A social story is a visual aid for children on the Autism Spectrum. We have worked very hard on a custom story, specific to Primary Care, please click on link below to read the whole Story.
The Social Story
Children learn with all of their senses – we always explain what we are going to do in ‘kid friendly’ words, then show them the tools we will be using and often demonstrate on their finger what it may feel like on their tooth. They can also touch and smell the various materials so they become less daunting. We move at the child’s pace so as not to frighten him or her with unexpected noises.
Praise for a job well done goes a lot further than focusing on a negative behavior. To encourage a behavior we want, we will say things like, “Good job holding your hands on your tummy,” or “You are so great at opening your mouth wide so I can see!”
Changing the level of our voices, or the volume or the tone can have a huge impact on a child’s behavior. For example, if a child is screaming in protest, a low whisper in their ear can often trigger silence because he or she really wants to hear what you have to say. A calm, soothing voice gives the child confidence that they are safe.
Body language and eye contact can have a powerful effect on children’s behavior. A child will try to please the adult by matching his or her behavior to a conducive expression on the adult’s face.

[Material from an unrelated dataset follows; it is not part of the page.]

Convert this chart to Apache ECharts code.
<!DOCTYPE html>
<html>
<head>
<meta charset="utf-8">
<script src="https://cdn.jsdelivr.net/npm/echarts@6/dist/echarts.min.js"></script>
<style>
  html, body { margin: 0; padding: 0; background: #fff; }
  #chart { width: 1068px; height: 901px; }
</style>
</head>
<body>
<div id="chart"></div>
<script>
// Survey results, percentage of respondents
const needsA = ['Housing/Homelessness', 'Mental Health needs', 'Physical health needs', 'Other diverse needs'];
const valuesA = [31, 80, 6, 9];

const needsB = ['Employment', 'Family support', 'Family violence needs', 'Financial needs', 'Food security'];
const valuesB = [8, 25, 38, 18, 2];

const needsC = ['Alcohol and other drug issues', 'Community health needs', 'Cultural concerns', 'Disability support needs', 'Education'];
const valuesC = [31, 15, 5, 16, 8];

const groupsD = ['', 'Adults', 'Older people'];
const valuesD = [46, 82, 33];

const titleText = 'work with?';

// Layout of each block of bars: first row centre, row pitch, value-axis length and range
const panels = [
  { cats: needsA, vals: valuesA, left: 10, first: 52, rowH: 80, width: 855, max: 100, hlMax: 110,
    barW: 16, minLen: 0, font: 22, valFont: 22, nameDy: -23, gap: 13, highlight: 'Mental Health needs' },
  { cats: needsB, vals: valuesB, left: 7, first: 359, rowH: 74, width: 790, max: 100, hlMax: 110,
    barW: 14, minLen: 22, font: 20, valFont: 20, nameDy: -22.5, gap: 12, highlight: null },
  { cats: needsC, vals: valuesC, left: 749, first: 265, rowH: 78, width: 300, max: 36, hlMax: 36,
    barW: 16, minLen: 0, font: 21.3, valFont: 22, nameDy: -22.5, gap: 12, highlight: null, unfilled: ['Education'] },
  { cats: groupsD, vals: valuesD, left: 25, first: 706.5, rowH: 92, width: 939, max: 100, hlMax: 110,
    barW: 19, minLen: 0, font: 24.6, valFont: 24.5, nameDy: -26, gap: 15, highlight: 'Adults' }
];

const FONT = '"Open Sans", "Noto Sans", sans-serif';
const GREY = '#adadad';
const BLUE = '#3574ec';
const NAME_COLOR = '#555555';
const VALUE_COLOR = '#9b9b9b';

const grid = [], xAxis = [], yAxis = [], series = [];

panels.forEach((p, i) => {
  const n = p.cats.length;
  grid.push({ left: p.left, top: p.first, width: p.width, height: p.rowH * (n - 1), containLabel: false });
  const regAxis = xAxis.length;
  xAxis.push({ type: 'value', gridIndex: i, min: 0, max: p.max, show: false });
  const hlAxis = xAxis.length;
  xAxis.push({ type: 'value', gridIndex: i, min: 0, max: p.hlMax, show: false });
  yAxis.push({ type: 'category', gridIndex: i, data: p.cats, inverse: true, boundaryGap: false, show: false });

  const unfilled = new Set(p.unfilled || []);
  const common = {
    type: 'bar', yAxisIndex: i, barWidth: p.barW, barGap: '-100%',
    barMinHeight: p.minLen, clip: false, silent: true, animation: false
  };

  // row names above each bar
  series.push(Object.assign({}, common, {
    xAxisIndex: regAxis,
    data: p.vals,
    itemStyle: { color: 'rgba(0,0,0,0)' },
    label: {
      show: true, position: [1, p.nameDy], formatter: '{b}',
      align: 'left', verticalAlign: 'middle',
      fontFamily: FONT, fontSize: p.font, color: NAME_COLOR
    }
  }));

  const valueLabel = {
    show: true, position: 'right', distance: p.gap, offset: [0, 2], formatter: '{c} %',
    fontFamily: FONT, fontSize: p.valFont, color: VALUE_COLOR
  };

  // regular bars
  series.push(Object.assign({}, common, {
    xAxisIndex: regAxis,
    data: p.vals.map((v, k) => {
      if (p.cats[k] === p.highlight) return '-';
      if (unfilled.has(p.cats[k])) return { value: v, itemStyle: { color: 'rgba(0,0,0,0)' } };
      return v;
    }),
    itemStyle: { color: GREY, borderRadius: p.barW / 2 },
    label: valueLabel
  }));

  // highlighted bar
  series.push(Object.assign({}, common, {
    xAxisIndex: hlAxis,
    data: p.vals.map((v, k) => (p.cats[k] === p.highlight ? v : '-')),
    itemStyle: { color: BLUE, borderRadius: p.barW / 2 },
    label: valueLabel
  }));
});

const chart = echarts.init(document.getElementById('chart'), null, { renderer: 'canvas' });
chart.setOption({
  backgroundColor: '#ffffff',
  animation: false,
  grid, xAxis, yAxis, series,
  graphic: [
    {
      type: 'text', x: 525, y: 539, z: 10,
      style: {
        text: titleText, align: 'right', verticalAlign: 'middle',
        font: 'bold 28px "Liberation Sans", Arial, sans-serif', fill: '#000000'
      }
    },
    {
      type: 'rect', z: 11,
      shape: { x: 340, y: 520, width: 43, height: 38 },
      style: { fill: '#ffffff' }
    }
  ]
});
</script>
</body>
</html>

Complimenting children on their shoes, hair clips or clothing, or asking them about their day at school or discussing their pets at home, begins to develop a rapport with the doctor. Then, it is easier to introduce new things because we are not strangers to them anymore. Also, something that may be even a little bit unpleasant is ignored by the child because he or she is engaged with pleasing the doctor or storytelling.

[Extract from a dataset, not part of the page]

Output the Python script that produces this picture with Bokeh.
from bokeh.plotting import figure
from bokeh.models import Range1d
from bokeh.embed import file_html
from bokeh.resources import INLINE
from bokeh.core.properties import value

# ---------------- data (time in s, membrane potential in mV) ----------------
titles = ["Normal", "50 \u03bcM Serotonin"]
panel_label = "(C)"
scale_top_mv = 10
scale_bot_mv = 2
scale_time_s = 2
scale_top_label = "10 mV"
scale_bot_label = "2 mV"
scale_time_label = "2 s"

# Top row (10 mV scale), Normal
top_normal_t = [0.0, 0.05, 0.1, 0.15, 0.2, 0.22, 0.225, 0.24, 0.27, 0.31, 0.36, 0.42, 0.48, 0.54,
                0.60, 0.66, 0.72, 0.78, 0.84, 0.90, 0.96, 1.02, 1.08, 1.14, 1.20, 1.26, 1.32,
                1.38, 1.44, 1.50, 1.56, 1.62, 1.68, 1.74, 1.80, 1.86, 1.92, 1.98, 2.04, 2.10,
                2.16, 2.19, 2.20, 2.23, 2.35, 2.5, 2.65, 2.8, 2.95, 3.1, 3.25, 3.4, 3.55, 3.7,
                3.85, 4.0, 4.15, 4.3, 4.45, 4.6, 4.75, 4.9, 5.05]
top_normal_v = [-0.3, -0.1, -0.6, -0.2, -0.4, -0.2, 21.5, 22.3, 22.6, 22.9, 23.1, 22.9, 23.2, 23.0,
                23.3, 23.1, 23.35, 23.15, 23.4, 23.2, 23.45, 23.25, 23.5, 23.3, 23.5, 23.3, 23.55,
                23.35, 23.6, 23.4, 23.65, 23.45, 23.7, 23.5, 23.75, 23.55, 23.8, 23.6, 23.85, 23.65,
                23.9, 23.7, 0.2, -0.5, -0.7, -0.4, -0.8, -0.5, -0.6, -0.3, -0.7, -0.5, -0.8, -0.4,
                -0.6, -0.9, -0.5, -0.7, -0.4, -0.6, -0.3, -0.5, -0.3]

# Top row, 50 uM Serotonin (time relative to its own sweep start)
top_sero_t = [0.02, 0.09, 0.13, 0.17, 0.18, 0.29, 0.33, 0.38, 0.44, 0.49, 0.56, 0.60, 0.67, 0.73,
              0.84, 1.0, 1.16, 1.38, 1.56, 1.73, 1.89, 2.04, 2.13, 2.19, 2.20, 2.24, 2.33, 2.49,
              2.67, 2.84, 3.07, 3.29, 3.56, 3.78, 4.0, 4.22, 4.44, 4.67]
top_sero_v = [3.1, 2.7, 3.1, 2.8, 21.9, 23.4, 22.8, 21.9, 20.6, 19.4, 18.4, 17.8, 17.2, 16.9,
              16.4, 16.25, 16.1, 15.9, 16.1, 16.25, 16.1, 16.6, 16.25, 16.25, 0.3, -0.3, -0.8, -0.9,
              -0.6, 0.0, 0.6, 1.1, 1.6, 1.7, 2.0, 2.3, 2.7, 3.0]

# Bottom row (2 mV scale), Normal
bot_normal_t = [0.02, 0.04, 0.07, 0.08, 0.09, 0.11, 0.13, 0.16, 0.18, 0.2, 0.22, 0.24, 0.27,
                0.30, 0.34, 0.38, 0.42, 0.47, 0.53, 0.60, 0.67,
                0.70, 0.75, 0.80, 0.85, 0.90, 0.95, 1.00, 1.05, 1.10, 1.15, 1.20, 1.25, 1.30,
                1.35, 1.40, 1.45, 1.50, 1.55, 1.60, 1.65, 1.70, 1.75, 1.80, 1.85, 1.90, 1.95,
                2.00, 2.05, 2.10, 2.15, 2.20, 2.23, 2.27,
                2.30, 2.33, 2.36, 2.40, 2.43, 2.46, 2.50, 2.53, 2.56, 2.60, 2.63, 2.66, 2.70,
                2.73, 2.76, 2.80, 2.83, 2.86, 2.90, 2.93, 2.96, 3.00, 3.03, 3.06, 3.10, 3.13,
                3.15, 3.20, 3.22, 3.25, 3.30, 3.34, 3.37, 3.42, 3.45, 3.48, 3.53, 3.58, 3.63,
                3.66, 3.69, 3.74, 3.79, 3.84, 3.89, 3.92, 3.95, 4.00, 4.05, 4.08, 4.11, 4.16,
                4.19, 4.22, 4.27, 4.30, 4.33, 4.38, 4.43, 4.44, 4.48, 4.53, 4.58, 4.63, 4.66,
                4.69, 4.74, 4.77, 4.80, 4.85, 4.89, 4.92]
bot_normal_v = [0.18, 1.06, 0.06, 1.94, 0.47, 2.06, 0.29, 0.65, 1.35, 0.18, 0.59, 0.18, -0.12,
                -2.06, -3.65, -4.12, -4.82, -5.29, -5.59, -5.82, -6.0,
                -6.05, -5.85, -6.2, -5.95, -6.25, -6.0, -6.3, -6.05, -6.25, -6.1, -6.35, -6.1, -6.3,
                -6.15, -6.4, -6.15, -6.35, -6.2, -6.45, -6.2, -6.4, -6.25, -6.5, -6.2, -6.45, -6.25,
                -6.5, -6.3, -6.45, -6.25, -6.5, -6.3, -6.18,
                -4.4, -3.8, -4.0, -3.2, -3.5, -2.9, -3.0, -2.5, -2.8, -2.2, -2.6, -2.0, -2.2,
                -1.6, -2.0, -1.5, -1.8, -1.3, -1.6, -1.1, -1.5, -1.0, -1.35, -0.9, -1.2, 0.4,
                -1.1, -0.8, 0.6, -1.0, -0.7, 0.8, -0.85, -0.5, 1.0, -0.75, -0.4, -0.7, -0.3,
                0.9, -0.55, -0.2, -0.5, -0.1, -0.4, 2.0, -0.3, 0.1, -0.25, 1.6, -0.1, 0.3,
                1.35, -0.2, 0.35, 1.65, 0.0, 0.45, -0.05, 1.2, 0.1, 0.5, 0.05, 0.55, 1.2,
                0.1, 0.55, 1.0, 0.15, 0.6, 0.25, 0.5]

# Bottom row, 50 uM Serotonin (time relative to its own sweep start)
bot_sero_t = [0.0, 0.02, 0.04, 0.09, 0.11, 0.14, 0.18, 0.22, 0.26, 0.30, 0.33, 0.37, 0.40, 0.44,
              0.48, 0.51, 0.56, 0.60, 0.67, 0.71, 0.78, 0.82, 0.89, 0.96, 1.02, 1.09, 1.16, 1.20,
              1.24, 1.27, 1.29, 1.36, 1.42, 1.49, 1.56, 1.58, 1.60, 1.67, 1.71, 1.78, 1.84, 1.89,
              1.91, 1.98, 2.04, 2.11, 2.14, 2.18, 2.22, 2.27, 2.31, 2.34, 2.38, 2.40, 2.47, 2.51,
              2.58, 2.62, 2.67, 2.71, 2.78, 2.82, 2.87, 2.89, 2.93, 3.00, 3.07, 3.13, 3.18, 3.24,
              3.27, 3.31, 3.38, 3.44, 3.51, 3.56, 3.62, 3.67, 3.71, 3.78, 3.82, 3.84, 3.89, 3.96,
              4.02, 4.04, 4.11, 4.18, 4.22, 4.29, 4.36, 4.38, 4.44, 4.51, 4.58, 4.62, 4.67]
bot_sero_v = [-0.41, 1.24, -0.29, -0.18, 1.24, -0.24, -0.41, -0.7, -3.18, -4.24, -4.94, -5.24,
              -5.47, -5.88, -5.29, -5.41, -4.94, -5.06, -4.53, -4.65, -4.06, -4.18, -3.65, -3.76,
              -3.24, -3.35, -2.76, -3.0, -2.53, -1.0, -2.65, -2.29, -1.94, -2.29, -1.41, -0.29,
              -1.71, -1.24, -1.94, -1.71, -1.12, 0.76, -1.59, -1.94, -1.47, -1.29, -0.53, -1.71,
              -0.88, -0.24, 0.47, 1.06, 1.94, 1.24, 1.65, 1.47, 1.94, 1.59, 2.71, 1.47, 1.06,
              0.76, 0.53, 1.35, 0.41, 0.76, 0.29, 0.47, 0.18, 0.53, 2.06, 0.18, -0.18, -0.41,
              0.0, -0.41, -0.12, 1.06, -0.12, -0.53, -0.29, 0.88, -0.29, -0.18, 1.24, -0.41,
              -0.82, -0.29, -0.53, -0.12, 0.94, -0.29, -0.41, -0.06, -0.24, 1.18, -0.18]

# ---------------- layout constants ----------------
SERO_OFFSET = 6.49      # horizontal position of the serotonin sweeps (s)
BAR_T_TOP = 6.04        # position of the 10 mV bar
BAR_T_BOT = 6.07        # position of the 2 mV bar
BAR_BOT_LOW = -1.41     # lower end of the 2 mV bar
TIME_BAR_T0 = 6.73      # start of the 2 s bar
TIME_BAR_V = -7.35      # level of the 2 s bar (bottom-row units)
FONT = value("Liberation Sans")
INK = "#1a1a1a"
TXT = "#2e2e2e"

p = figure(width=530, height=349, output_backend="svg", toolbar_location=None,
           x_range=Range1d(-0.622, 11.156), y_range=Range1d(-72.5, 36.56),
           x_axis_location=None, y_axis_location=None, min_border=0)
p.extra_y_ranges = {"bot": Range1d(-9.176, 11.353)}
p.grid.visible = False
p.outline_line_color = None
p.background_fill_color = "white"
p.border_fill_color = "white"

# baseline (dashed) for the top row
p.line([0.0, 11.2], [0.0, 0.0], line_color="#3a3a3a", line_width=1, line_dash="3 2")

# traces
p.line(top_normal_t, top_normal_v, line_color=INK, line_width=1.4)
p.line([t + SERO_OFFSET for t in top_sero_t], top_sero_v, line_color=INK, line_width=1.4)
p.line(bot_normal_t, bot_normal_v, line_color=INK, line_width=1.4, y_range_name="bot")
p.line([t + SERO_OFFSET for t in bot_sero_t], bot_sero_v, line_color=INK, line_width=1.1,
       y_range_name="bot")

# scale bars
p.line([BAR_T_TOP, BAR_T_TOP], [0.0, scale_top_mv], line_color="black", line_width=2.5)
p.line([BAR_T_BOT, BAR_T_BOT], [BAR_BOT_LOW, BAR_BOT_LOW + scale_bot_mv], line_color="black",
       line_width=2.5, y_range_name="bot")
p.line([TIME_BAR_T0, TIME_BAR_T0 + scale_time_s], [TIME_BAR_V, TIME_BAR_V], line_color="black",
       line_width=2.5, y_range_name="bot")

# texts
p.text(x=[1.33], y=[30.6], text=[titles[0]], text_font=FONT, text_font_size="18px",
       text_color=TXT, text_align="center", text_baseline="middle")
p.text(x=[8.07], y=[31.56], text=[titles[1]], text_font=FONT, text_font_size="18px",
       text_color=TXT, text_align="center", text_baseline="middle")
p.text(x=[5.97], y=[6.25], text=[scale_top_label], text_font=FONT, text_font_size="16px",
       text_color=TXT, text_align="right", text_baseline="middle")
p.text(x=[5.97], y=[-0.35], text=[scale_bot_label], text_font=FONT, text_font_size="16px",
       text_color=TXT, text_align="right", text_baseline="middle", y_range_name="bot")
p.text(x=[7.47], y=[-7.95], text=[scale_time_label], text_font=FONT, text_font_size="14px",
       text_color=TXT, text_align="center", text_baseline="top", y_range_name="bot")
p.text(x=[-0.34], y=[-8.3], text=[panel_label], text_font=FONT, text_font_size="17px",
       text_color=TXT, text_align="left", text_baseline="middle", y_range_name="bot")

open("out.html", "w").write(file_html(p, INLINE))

An older sibling or even a twin can be a perfect role model to how one is supposed to behave at a dental visit. We may invite siblings back to demonstrate how they sit still and open their mouth. We may also ask siblings to sit together in the dental chair – to alleviate fear of the unknown.
Children are not born with dental fear. However, they can have fear of the unknown, fear from their parents’ stories and previous experiences and fear from their own previous experience in a doctor setting. We aim to discover each child’s specific needs and adapt our approach so he or she is most comfortable. Some children perform better with their parents present and others benefit from independence from their parents.
We are happy for parents to accompany their children into the treatment area, particularly if your child is new to us, is very young or has certain medical conditions. We encourage parents to allow their children to explore and gain independence as their relationship with us grows.